Offsite Technology's sweet spot is companies in the 15- to 100-employee range. Smaller than that, and a company can't afford Offsite and having a tech-savvy employee is adequate. Larger than that, and the company probably needs a full-time IT person or group to handle proprietary software. Those are the company's Zielin targets.

Offsite makes sure that all of its IT people can handle any of a company's issues. A client is not tied to just one person where vacations and sickness and so on can affect the ability to handle a problem. “We don't just put one engineer on a company. Everyone can work on it,” he says.

Offsite Technology has clients in health care, doctors' offices, distributors, manufacturers and government agencies. The company is in most sectors, with the exception of retail, because retailers have a point-of-sales system wrapped into a merchant processing system with credit cards and cash registers, a specialty not included in Offsite Technology's offerings.

And Zielin knows where his company's money is made. It is not from being a technology innovator or a low-priced leader.

“We're not those things,” Zielin says. “But we can be intimate with our customers, know them really well and provide a really good service.”

In fact, Zielin considers his company as much a service provider as a tech firm. And he knows the competition is substantial in his spot.

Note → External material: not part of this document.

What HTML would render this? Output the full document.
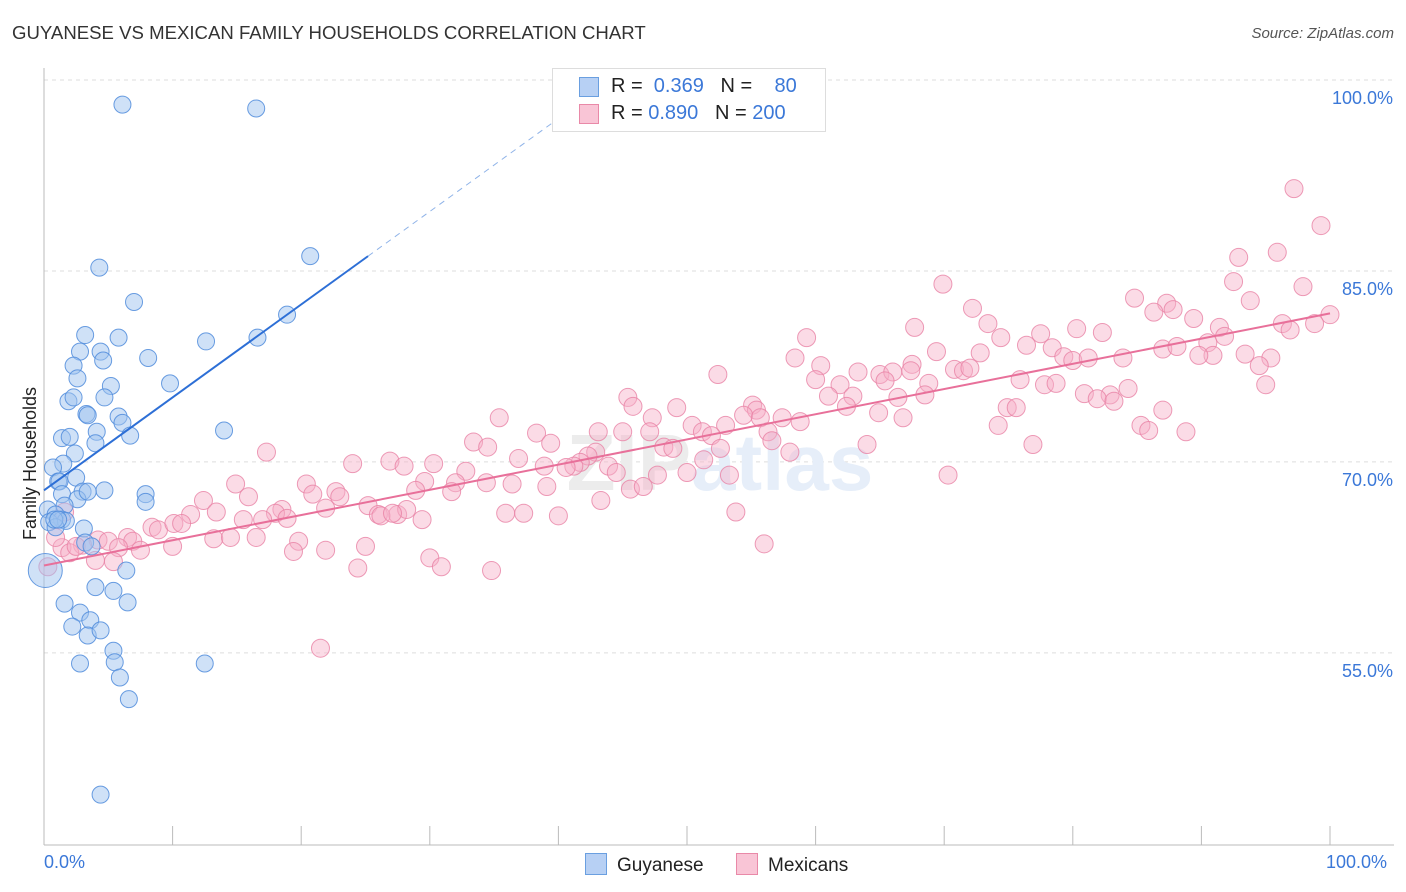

Many companies say they don't have competitors because they do things differently. But Zielin sees practically everyone as a competitor, from Tampa-based Bayshore Technologies to the individual IT guy to the part-time IT person and the young guy who just graduated and is good with computers. “They're all competitors,” he says.

Beyond the clouds
Although Offsite Technology's slice of technology is basic, it is looking to the future to make sure it can maintain growth. Part of that is providing its own set of protected servers to host everything that a business needs offsite -- what is commonly known as “the cloud.”

“We are one of the only places in town that owns and operates its own cloud,” Zielin says of his firm's certified data center. “It's very waterproof and very power-failure proof and very Internet-failure proof.”

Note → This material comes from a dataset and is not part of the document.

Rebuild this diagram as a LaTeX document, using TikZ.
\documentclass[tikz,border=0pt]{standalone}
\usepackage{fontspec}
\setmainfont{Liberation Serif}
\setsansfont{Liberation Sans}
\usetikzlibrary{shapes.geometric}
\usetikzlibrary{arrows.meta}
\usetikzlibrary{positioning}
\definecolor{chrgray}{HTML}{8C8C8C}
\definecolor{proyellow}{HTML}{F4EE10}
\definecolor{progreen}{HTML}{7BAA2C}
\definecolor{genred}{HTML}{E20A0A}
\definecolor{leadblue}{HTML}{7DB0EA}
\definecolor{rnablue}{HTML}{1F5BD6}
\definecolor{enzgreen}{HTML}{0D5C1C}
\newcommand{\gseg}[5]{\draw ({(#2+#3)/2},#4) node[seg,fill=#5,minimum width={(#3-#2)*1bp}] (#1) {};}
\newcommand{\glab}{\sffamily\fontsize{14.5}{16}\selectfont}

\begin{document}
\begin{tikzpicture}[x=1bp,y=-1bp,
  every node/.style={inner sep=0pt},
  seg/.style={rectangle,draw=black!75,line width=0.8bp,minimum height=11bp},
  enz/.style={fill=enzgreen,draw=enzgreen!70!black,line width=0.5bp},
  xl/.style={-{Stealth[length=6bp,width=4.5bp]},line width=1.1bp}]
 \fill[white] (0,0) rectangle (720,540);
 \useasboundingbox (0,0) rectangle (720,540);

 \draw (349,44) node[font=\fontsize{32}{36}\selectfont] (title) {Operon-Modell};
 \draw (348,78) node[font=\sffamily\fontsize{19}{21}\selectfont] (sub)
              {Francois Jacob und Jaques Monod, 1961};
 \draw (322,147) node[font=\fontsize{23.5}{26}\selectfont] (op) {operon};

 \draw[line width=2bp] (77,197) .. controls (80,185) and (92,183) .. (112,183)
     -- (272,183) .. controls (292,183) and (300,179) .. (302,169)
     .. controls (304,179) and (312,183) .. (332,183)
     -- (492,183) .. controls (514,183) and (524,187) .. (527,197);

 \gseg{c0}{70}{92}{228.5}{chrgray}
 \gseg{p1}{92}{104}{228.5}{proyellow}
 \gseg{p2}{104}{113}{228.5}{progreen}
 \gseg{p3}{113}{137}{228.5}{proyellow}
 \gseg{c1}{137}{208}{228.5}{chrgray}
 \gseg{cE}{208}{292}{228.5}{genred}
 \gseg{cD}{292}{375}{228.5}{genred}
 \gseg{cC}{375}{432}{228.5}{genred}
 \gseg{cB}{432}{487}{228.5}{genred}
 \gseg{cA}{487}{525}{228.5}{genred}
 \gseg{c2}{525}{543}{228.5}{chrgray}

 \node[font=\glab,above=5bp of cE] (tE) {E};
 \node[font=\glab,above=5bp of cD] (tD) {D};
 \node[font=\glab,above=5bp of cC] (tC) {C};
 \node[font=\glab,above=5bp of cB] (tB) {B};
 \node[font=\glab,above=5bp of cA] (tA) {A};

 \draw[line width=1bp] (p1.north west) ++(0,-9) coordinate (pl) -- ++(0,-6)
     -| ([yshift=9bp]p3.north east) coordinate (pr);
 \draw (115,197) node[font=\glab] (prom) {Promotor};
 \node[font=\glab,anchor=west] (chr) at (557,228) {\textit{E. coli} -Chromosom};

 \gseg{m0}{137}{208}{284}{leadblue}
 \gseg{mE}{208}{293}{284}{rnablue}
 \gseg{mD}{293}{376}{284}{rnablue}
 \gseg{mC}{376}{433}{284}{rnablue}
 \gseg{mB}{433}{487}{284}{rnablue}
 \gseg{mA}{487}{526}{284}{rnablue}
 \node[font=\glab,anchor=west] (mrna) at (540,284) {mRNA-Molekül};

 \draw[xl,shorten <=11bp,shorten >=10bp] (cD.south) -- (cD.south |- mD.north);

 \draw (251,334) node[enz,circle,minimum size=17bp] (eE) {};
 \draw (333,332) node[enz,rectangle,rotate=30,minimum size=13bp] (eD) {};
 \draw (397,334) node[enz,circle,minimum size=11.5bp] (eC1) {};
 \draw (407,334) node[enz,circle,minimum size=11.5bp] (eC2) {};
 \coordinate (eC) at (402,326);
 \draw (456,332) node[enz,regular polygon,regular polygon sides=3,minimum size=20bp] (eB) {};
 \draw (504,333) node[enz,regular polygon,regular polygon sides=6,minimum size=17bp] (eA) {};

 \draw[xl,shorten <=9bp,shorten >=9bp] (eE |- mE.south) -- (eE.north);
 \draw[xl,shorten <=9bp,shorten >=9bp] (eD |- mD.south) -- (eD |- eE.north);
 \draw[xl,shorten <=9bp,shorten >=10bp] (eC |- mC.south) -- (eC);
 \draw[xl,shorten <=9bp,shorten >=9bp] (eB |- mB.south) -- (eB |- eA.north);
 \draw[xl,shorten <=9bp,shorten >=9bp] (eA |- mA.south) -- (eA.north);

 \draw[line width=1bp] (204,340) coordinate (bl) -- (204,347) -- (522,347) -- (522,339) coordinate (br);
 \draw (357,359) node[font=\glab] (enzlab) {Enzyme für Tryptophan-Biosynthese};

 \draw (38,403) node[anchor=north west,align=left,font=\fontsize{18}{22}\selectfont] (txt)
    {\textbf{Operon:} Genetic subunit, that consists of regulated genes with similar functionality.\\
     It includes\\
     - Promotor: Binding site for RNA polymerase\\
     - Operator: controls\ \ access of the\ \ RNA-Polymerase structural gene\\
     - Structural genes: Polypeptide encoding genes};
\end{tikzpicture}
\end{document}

That is playing a bigger role as more companies are seeing the benefits of having their operations in a cloud and not on their own servers whirring in a back closet. “All of our clients data and applications are on (the cloud),” he says. “That's really a business we've been focusing on.”

The benefit for a client is that everything is in one place and handled by people who do that for a living -- relieving the business of the constant hardware/software headaches.

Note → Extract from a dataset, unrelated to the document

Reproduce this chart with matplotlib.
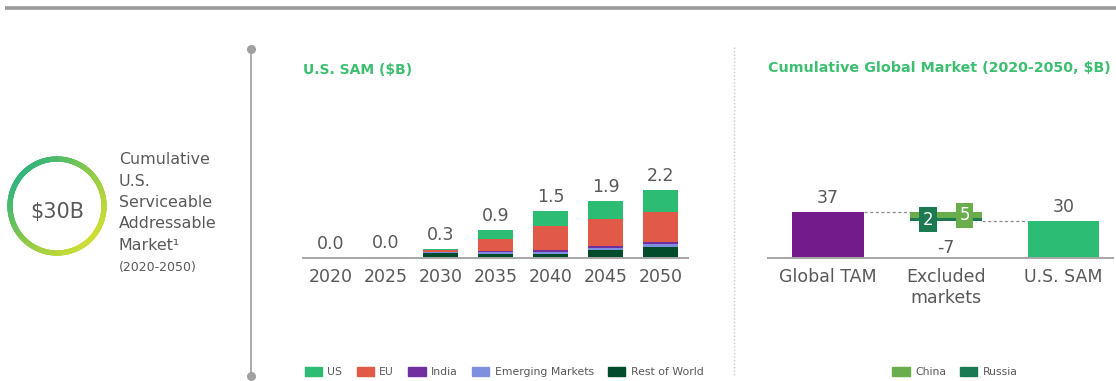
import numpy as np
import matplotlib.pyplot as plt
from matplotlib.collections import LineCollection
from matplotlib.colors import LinearSegmentedColormap
from matplotlib.patches import Patch

plt.rcParams['font.family'] = ['DejaVu Sans']

# U.S. SAM by region, $B
years = ['2020', '2025', '2030', '2035', '2040', '2045', '2050']
us = [0.00, 0.03, 0.04, 0.28, 0.51, 0.60, 0.71]
eu = [0.00, 0.00, 0.04, 0.39, 0.76, 0.88, 0.98]
india = [0.00, 0.00, 0.02, 0.05, 0.08, 0.06, 0.09]
emerging = [0.00, 0.00, 0.02, 0.04, 0.05, 0.06, 0.09]
rest_of_world = [0.00, 0.00, 0.17, 0.14, 0.14, 0.27, 0.35]

# cumulative global market waterfall, $B
wf_cats = ['Global TAM', 'Excluded\nmarkets', 'U.S. SAM']
global_tam = 37
china = 5
russia = 2
us_sam = global_tam - china - russia

GREEN_TITLE = '#3dbf72'
TEXT = '#595959'
C_US, C_EU, C_IN, C_EM, C_ROW = '#2cbc74', '#e15a48', '#7030a0', '#7f8fe0', '#024b2b'
C_TAM, C_CHINA, C_RUSSIA = '#741b8c', '#6aad4c', '#1b7a52'

W, H = 1116, 381
fig = plt.figure(figsize=(W / 100, H / 100), dpi=100)

# background layer in pixel coordinates for rules and the badge
bg = fig.add_axes([0, 0, 1, 1])
bg.set_xlim(0, W)
bg.set_ylim(H, 0)
bg.axis('off')
bg.plot([5, W], [7.5, 7.5], color='#9a9a9a', lw=2.6, solid_capstyle='butt')
bg.plot([250.5, 250.5], [49, 376], color='#a6a6a6', lw=1.3)
bg.plot([250.5, 250.5], [49, 376], 'o', color='#a0a0a0', ms=5.5)
bg.plot([733.5, 733.5], [47, 377], color='#c8c8c8', lw=1, ls=(0, (1, 1.5)))

# gradient ring
cx, cy, r = 57, 206, 47
theta = np.linspace(0, 2 * np.pi, 361)
px, py = cx + r * np.cos(theta), cy + r * np.sin(theta)
segs = np.stack([np.column_stack([px[:-1], py[:-1]]),
                 np.column_stack([px[1:], py[1:]])], axis=1)
tmid = (theta[:-1] + theta[1:]) / 2
grad = (np.cos(tmid) + np.sin(tmid) + np.sqrt(2)) / (2 * np.sqrt(2))
ring_cmap = LinearSegmentedColormap.from_list('ring', ['#34b57a', '#8cc94a', '#cddd36'])
bg.add_collection(LineCollection(segs, colors=ring_cmap(grad), lw=3.8, capstyle='round'))
bg.text(cx, 212, '$30B', ha='center', va='center', fontsize=15, color=TEXT)

side_lines = ['Cumulative', 'U.S.', 'Serviceable', 'Addressable', 'Market\u00b9']
for i, s in enumerate(side_lines):
    bg.text(119, 160 + i * 21.3, s, ha='left', va='center', fontsize=11.4, color=TEXT)
bg.text(119, 267, '(2020-2050)', ha='left', va='center', fontsize=9, color=TEXT)

bg.text(303, 70, 'U.S. SAM ($B)', ha='left', va='center', fontsize=10,
        color=GREEN_TITLE, fontweight='semibold')
bg.text(768, 68, 'Cumulative Global Market (2020-2050, $B)', ha='left', va='center',
        fontsize=10.3, color=GREEN_TITLE, fontweight='semibold')


def px_axes(x0, x1, y_top, y_base):
    return fig.add_axes([x0 / W, 1 - y_base / H, (x1 - x0) / W, (y_base - y_top) / H])


# stacked bars
ax = px_axes(303, 688, 150, 258)
x = np.arange(len(years))
bottom = np.zeros(len(years))
for vals, col in [(rest_of_world, C_ROW), (emerging, C_EM), (india, C_IN), (eu, C_EU), (us, C_US)]:
    ax.bar(x, vals, 0.62, bottom=bottom, color=col, edgecolor='none')
    bottom += np.array(vals)
for xi, tot in zip(x, bottom):
    ax.annotate(f'{tot:.1f}', (xi, tot), xytext=(0, 10), textcoords='offset points',
                ha='center', va='center', fontsize=12.5, color=TEXT)
ax.set_xlim(-0.5, 6.5)
ax.set_ylim(0, 108 / 30.7)
ax.set_xticks(x, years)

# waterfall
ax2 = px_axes(768, 1113, 150, 258)
bw = 0.61
ax2.bar(0, global_tam, bw, color=C_TAM)
ax2.bar(1, china, bw, bottom=global_tam - china, color=C_CHINA)
ax2.bar(1, russia, bw, bottom=us_sam, color=C_RUSSIA)
ax2.bar(2, us_sam, bw, color=C_US)
ax2.plot([bw / 2, 1 - bw / 2], [global_tam] * 2, color='#8c8c8c', lw=0.9, ls=(0, (2.5, 2)))
ax2.plot([1 + bw / 2, 2 - bw / 2], [us_sam] * 2, color='#8c8c8c', lw=0.9, ls=(0, (2.5, 2)))
for xi, v in [(0, global_tam), (2, us_sam)]:
    ax2.annotate(f'{v}', (xi, v), xytext=(0, 10), textcoords='offset points',
                 ha='center', va='center', fontsize=12.5, color=TEXT)
ax2.annotate(f'{us_sam - global_tam}', (1, us_sam), xytext=(0, -19.5), textcoords='offset points',
             ha='center', va='center', fontsize=12.5, color=TEXT)
ax2.text(1 - 0.15, us_sam + russia / 2, f'{russia}', ha='center', va='center', fontsize=12,
         color='white', bbox=dict(boxstyle='square,pad=0.2', fc=C_RUSSIA, ec='none'))
ax2.text(1 + 0.16, global_tam - china / 2, f'{china}', ha='center', va='center', fontsize=12,
         color='white', bbox=dict(boxstyle='square,pad=0.2', fc=C_CHINA, ec='none'))
ax2.set_xlim(-0.51, 2.42)
ax2.set_ylim(0, 108 / 1.24)
ax2.set_xticks(range(3), wf_cats)

for a in (ax, ax2):
    a.patch.set_alpha(0)
    for s in ('top', 'right', 'left'):
        a.spines[s].set_visible(False)
    a.spines['bottom'].set_color('#a6a6a6')
    a.spines['bottom'].set_linewidth(1.4)
    a.set_yticks([])
    a.tick_params(axis='x', length=0, pad=7, labelsize=12.5, labelcolor=TEXT)

leg_kw = dict(frameon=False, fontsize=7.8, handlelength=1.6, handleheight=1.0,
              handletextpad=0.5, columnspacing=1.3, labelcolor=TEXT)
fig.legend([Patch(color=c) for c in (C_US, C_EU, C_IN, C_EM, C_ROW)],
           ['US', 'EU', 'India', 'Emerging Markets', 'Rest of World'],
           loc='center', bbox_to_anchor=(504 / W, 1 - 372 / H), ncol=5, **leg_kw)
fig.legend([Patch(color=c) for c in (C_CHINA, C_RUSSIA)], ['China', 'Russia'],
           loc='center', bbox_to_anchor=(955 / W, 1 - 372 / H), ncol=2, **leg_kw)

fig.savefig('out.png', dpi=100)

“People just want it to work,” Zielin says. “They don't care what goes on in back.”

But anticipating future technology needs will be no replacement for doing what has been successful for the company so far: relieving and avoiding headaches for clients.

There is plenty of opportunity for that in Tampa Bay.

There are about 15,000 businesses in the Tampa Bay area in the 15- to 100-employee range. Because Offsite has only 120 of them, Zielin says he cannot justify expanding into other communities.

“I still want to penetrate this market further,” he says.

Neighborhood Appeal
When Ron Zielin needed bigger office space for his growing computer support company, he was located in a pretty rough neighborhood of Tampa north of downtown and Interstate 275 on Franklin Street.

Around the corner was the Salvation Army, a probation office, soup kitchen and walk-in clinic. The homeless and down-and-out were everywhere.

He chose a dilapidated 4,000-square-foot building in the next block -- same neighborhood, same problems.

But the area had everything Zielin needed for Offsite Technology Solutions: much cheaper land than downtown or Westshore, easy access to I-275 and the city of Tampa's incentives for businesses to locate in the blighted area. Plus, his company has very few walk-in customers. He admits that if storefront appeal really mattered, the location probably would not work.

He invested substantially in the industrial-tech look and maintained a flavor of the historic building. Inside, one would never know where it was located.

The only nod to the neighborhood was a beefed up security system and the purchase of the alley between his building and a vacant one to gate off so vagrants would not use it.